The First World War also saw the publication of one of the first properly analytical histories of the Restoration navy to be written by a trained historian. A W Tedder’s The Navy of the Restoration was published in 1916, and remains a reasonable introduction to the events of the period 1660-67; in particular, Tedder’s use of a wide range of often very obscure contemporary sources, written in several different languages, is exemplary, and an object lesson to students of naval history to this day. Tedder was actually quite an important influence on my own work. His was one of the first books I perused in the naval library at Plymouth, where I’d sometimes spend dreary Saturdays in 1980-81 reading about the Restoration navy, and where the idea of studying for a doctorate on the subject first came to mind. But by the time the book was published, Arthur Tedder had rather more pressing matters on his mind than the state of victualling during the second Dutch war: newly commissioned a captain in the Royal Flying Corps, he was fighting in dogfights over the Western Front. He never returned to naval history, but went on to rather greater things. By 1944, he was an Air Chief Marshal and the Deputy Supreme Commander of allied forces under Dwight D Eisenhower; he died in 1967, the first Baron Tedder.

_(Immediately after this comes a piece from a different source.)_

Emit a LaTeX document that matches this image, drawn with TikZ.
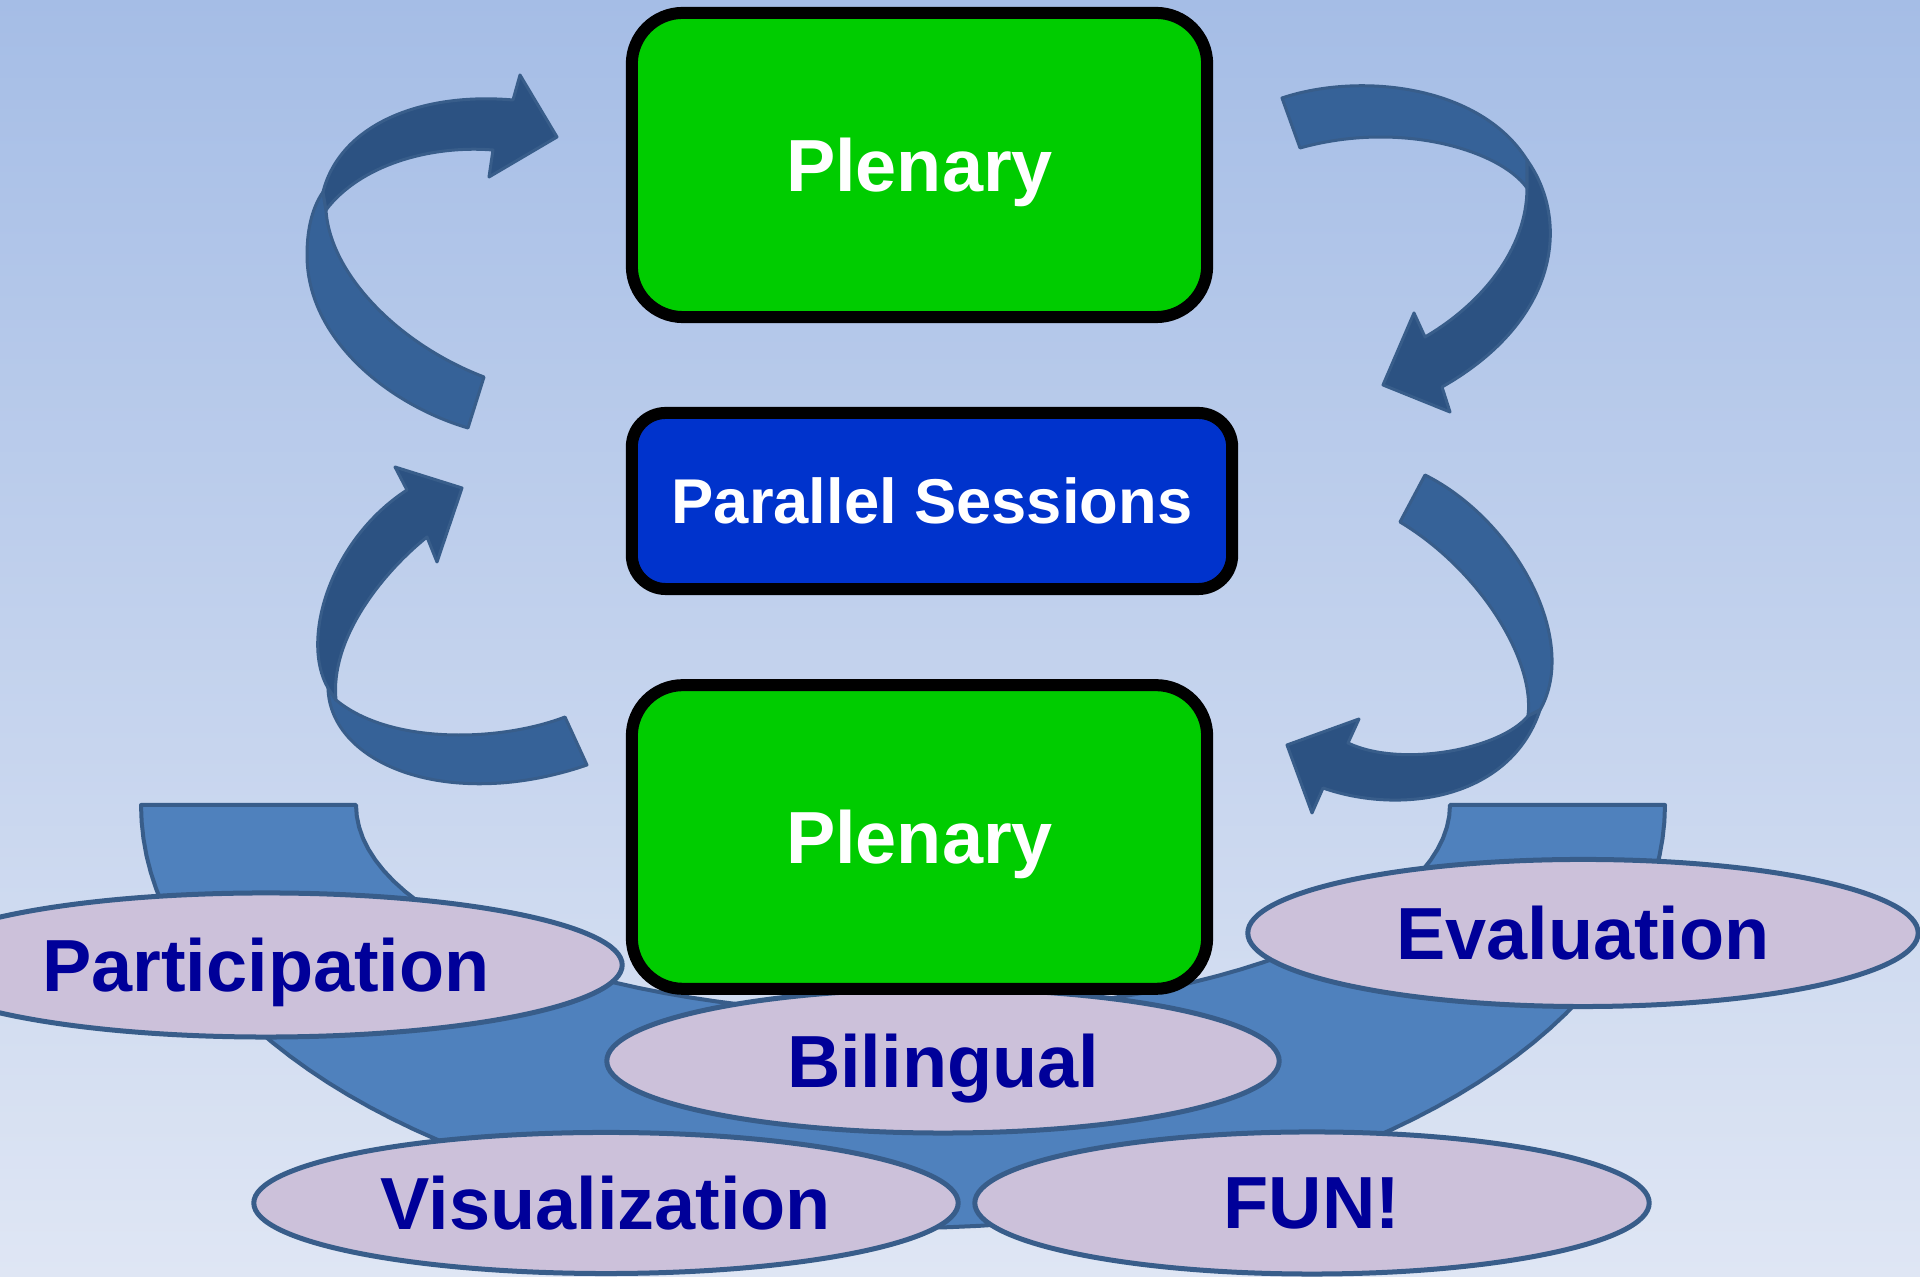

Finally, and perhaps surprisingly, the Dutch viewpoint on the connections between the history of the Anglo-Dutch wars and the First World War sometimes appeared in print in Britain during the latter conflict. On 14 October 1914, for instance, The Times published the poem The Dutchman’s Greeting by one A J Barnouw of The Hague, which played to a highly sentimentalised notion of shared seafaring heritage and mutual respect:
England, there was a time when the Mijnheers
Did rule the waves, and Holland sent her fleet
In honourable war the foe to meet
Whose growing sea-power was a threat to theirs.
Then were the might days of those great heirs
Of glory, great in victory and defeat:
De Ruyter, Tromp, Blake, Deane, the sea’s elite,
To whose high deeds each country record bears.
The war is now with mightier foes than we,
But not with them shall thine old rival side
In feelings nor in deeds, whate’er betide,
For we in Holland recognise in thee
The champion of our nation’s dearest pride,
Dearer than wealth and power, sweet Liberty.
In November 1915, J C Van der Veer, the London correspondent of the Amsterdam Telegraaf, filed a story about a visit to the Grand Fleet, which was circulated by the Press Association and printed in many British papers. Memories of shared heritage came to the fore once again, even in his conversations with the commander-in-chief:
Sir John Jellicoe can…cruise around the North Sea with a broom at the mast of his flagship, as did our Tromp, of whose heroic deeds the above-mentioned admiral reminded me good-humouredly. It seems to me that the British naval officers still today respect our naval heroes Tromp and De Ruyter.
Is that strange? The famous traditions of the former British fleet have gone over to the British. The latter rules the sea today… And when the British destroyer conducted me through long lines of warships, passing out of sight on either hand, I thought involuntarily how proud our great sea-hero would have been of the command of such a mighty fleet.